If you need some context as to why the pearl culturing business is such a big thing in this region, know that the world’s first cultured pearl was successfully created in Ise-Shima area by the legendary Kokichi Mikimoto—yes, as you may have guessed from his family name—the founder of world-famous jewelry brand, Mikimoto. Mikimoto Pearl Island is located at Toba, a nearby city, where you can learn all about the stellar history of pearl cultivation in Mie Prefecture. (It’s also worth noting that although the names are similar, Pearl Miki is unaffiliated with Mikimoto.)

Well, I will spare you all the technical details today about operating on a pearl oyster, but if you are keen to learn, there are illustrations and real-life samples in the workshop for you to take a look at, and the staff are more than happy to answer any questions you may have.

Toshiko-san, wearing a lovely sun bonnet, led us to the back of the facility, which revealed a stunning view of crystal clear waters, little fishing boats, a floating stage with lots of extended rafts stretching out into the sea.

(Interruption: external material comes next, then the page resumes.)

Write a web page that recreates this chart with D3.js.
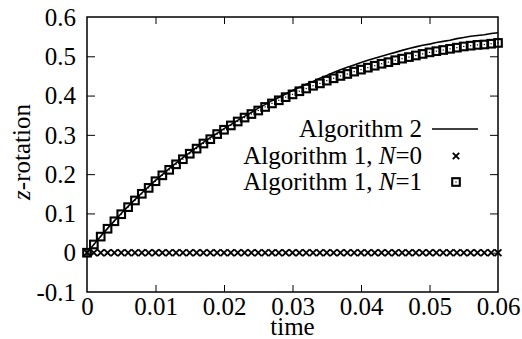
<!DOCTYPE html>
<html>
<head>
<meta charset="utf-8">
<script src="https://cdn.jsdelivr.net/npm/d3@7"></script>
<style>
  body { margin: 0; background: #fff; }
  svg { display: block; }
  .axis line { stroke: #000; stroke-width: 1; }
  .axis .domain { display: none; }
</style>
</head>
<body>
<svg id="chart"></svg>
<script>
// time samples (s)
const time = [0, 0.001, 0.002, 0.003, 0.004, 0.005, 0.006, 0.007, 0.008, 0.009,
  0.010, 0.011, 0.012, 0.013, 0.014, 0.015, 0.016, 0.017, 0.018, 0.019,
  0.020, 0.021, 0.022, 0.023, 0.024, 0.025, 0.026, 0.027, 0.028, 0.029,
  0.030, 0.031, 0.032, 0.033, 0.034, 0.035, 0.036, 0.037, 0.038, 0.039,
  0.040, 0.041, 0.042, 0.043, 0.044, 0.045, 0.046, 0.047, 0.048, 0.049,
  0.050, 0.051, 0.052, 0.053, 0.054, 0.055, 0.056, 0.057, 0.058, 0.059, 0.060];

// Algorithm 2 (solid line)
const algo2 = [0, 0.021, 0.042, 0.062, 0.081, 0.100, 0.118, 0.135, 0.152, 0.168,
  0.184, 0.199, 0.214, 0.228, 0.242, 0.255, 0.268, 0.281, 0.293, 0.304,
  0.316, 0.326, 0.337, 0.347, 0.357, 0.368, 0.377, 0.387, 0.395, 0.404,
  0.413, 0.421, 0.429, 0.436, 0.444, 0.451, 0.459, 0.466, 0.472, 0.478,
  0.484, 0.490, 0.495, 0.500, 0.505, 0.510, 0.515, 0.520, 0.524, 0.528,
  0.531, 0.535, 0.538, 0.541, 0.545, 0.548, 0.551, 0.553, 0.555, 0.558, 0.560];

// Algorithm 1, N=0 (crosses)
const algo1N0 = [0, 0, 0, 0, 0, 0, 0, 0, 0, 0, 0, 0, 0, 0, 0, 0, 0, 0, 0, 0,
  0, 0, 0, 0, 0, 0, 0, 0, 0, 0, 0, 0, 0, 0, 0, 0, 0, 0, 0, 0,
  0, 0, 0, 0, 0, 0, 0, 0, 0, 0, 0, 0, 0, 0, 0, 0, 0, 0, 0, 0, 0];

// Algorithm 1, N=1 (squares)
const algo1N1 = [0, 0.021, 0.041, 0.061, 0.080, 0.098, 0.116, 0.133, 0.150, 0.165,
  0.182, 0.197, 0.211, 0.225, 0.238, 0.252, 0.265, 0.278, 0.289, 0.302,
  0.313, 0.324, 0.334, 0.344, 0.353, 0.362, 0.371, 0.380, 0.388, 0.396,
  0.403, 0.411, 0.418, 0.425, 0.431, 0.438, 0.444, 0.450, 0.455, 0.461,
  0.466, 0.471, 0.476, 0.481, 0.485, 0.490, 0.494, 0.498, 0.502, 0.506,
  0.510, 0.513, 0.516, 0.519, 0.522, 0.525, 0.527, 0.529, 0.530, 0.532, 0.534];

const xTicks = [0, 0.01, 0.02, 0.03, 0.04, 0.05, 0.06];
const yTicks = [-0.1, 0, 0.1, 0.2, 0.3, 0.4, 0.5, 0.6];
const legendLabels = ['Algorithm 2', 'Algorithm 1, ', 'Algorithm 1, '];

const width = 522, height = 339;
const margin = { top: 17, right: 24, bottom: 47, left: 87 };
const w = width - margin.left - margin.right;
const h = height - margin.top - margin.bottom;
const serif = "'Liberation Serif', serif";
const fs = '25px';

const svg = d3.select('#chart')
  .attr('width', width)
  .attr('height', height);

const g = svg.append('g')
  .attr('transform', `translate(${margin.left},${margin.top})`);

const x = d3.scaleLinear().domain([0, 0.06]).range([0, w]);
const y = d3.scaleLinear().domain([-0.1, 0.6]).range([h, 0]);

const fmt = d => d === 0 ? '0' : String(+d.toFixed(2));

// bottom axis with labels, ticks pointing inward
g.append('g')
  .attr('class', 'axis')
  .attr('transform', `translate(0,${h})`)
  .call(d3.axisBottom(x).tickValues(xTicks).tickFormat(fmt).tickSizeInner(-7).tickSizeOuter(0).tickPadding(0))
  .call(a => a.selectAll('text').attr('y', 23).attr('dy', null)
    .style('font-family', serif).style('font-size', fs).attr('fill', '#000'))
  .call(a => a.selectAll('.tick').filter(d => d === 0 || d === 0.06).select('line').remove());

// top axis, ticks only
g.append('g')
  .attr('class', 'axis')
  .call(d3.axisTop(x).tickValues(xTicks).tickFormat('').tickSizeInner(-7).tickSizeOuter(0))
  .call(a => a.selectAll('.tick').filter(d => d === 0 || d === 0.06).select('line').remove());

// left axis with labels
g.append('g')
  .attr('class', 'axis')
  .call(d3.axisLeft(y).tickValues(yTicks).tickFormat(fmt).tickSizeInner(-8).tickSizeOuter(0).tickPadding(0))
  .call(a => a.selectAll('text').attr('x', -11).attr('dy', '0.33em')
    .style('font-family', serif).style('font-size', fs).attr('fill', '#000'))
  .call(a => a.selectAll('.tick').filter(d => d === -0.1 || d === 0.6).select('line').remove());

// right axis, ticks only
g.append('g')
  .attr('class', 'axis')
  .attr('transform', `translate(${w},0)`)
  .call(d3.axisRight(y).tickValues(yTicks).tickFormat('').tickSizeInner(-8).tickSizeOuter(0))
  .call(a => a.selectAll('.tick').filter(d => d === -0.1 || d === 0.6).select('line').remove());

// plot frame
g.append('rect')
  .attr('width', w)
  .attr('height', h)
  .attr('fill', 'none')
  .attr('stroke', '#000')
  .attr('stroke-width', 1.5);

// axis titles
svg.append('text')
  .attr('x', margin.left + w / 2)
  .attr('y', 335)
  .attr('text-anchor', 'middle')
  .style('font-family', serif)
  .style('font-size', fs)
  .text('time');

const yTitle = svg.append('text')
  .attr('transform', 'translate(30,152) rotate(-90)')
  .attr('text-anchor', 'middle')
  .style('font-family', serif)
  .style('font-size', fs);
yTitle.append('tspan').style('font-style', 'italic').text('z');
yTitle.append('tspan').text('-rotation');

const pts = time.map((t, i) => ({ t, a2: algo2[i], n0: algo1N0[i], n1: algo1N1[i] }));

// marker helpers
const crossPath = s => `M${-s},${-s}L${s},${s}M${-s},${s}L${s},${-s}`;
function drawSquare(sel) {
  sel.append('rect')
    .attr('x', -3.8).attr('y', -3.8)
    .attr('width', 7.6).attr('height', 7.6)
    .attr('fill', 'none')
    .attr('stroke', '#000')
    .attr('stroke-width', 2.1);
  sel.append('rect')
    .attr('x', -0.6).attr('y', -0.6)
    .attr('width', 1.2).attr('height', 1.2)
    .attr('fill', '#000');
}

// N=0 crosses
g.append('g').selectAll('path')
  .data(pts)
  .join('path')
  .attr('transform', d => `translate(${x(d.t)},${y(d.n0)})`)
  .attr('d', crossPath(3.4))
  .attr('stroke', '#000')
  .attr('stroke-width', 1.9)
  .attr('fill', 'none');

// N=1 squares
g.append('g').selectAll('g')
  .data(pts)
  .join('g')
  .attr('transform', d => `translate(${x(d.t)},${y(d.n1)})`)
  .call(drawSquare);

// Algorithm 2 line
g.append('path')
  .datum(pts)
  .attr('fill', 'none')
  .attr('stroke', '#000')
  .attr('stroke-width', 1.6)
  .attr('d', d3.line().x(d => x(d.t)).y(d => y(d.a2)));

// legend
const legend = svg.append('g');
const rows = [129, 156, 182];
const textX = 422, sampleX = 456;
legendLabels.forEach((lab, i) => {
  const t = legend.append('text')
    .attr('x', textX)
    .attr('y', rows[i])
    .attr('dy', '0.33em')
    .attr('text-anchor', 'end')
    .style('font-family', serif)
    .style('font-size', fs);
  t.append('tspan').text(lab);
  if (i > 0) {
    t.append('tspan').style('font-style', 'italic').text('N');
    t.append('tspan').text('=' + (i - 1));
  }
});
legend.append('line')
  .attr('x1', 432).attr('x2', 478)
  .attr('y1', rows[0]).attr('y2', rows[0])
  .attr('stroke', '#000').attr('stroke-width', 1.6);
legend.append('path')
  .attr('transform', `translate(${sampleX},${rows[1]})`)
  .attr('d', crossPath(3.2))
  .attr('stroke', '#000').attr('stroke-width', 1.9);
legend.append('g')
  .attr('transform', `translate(${sampleX},${rows[2]})`)
  .call(drawSquare);
</script>
</body>
</html>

The pearl oysters apparently live right beneath.

Pulling up a basket full of pearl oysters, Toshiko-san asked me to pick one, and taught me how to open it with a flat knife.

Delighted, I instantly spotted a gleaming bead in the shells, rather decent in diameter for such a modestly sized shellfish.

“You are lucky, that’s quite a beautiful pearl you found,” said Toshiko-san. Apparently a pearl of that size has to be of at least two years of age. She then proceeded to cut off the edible part of the oyster—the adductor muscle, and chopped the rest of the flesh into a pulp and handed it over to me.

I promptly savored the small pieces of marine goodness seasoned perfectly by the sea water with silent gratitude and fed the rest to the fish under the oyster rafts.

I was told by Yamaoka-san, the owner of Pearl Miki, that the leftover flesh is sent away to be made into sustainable pearl compost, and the shells are often up-cycled into accessories. “Nothing goes to waste here,” Yamaoka-san said, smiling, proudly showing us the SDGs partnership certificate issued by Shima City, hanging on the wall.

Since we had some time to spare, I was brought into a small old working space at the back. When asked about the history of Pearl Miki, Yamaoka-san explained that it was founded by her father almost a century ago. She went rummaging a little and placed a few wooden frames on the table. Laid out in front of us were old photographs of Pearl Miki during her father’s generation.

Back to the workshop, and it’s time to make my pearl accessory! I picked a golden chain that had a pretty shell pendant on it. Yamaoka-san then drilled a hole in my pearl, I applied some glue on the pendant and attached the pearl to it, and it was done.

I thanked the two ladies, paid 1,700 yen for the pearl-extracting experience and another 1,500 yen for my choice of necklace and pendant. I was surprised at how affordable the whole affair was, given how much time Yamaoka-san and Toshiko-san spent with us—patiently and passionately explaining everything about these precious jewels.

We bid goodbye after a few long bows and profuse “arigatos.” I held on to the shiny, well-polished pearl I had just harvested, which is now an exquisite accessory around my neck, savoring the labor and history of it all and I thought to myself: these stories must live on.
And as a story teller, that’s what I can do for Japan—and people like Yamaoka-san and Toshiko-san.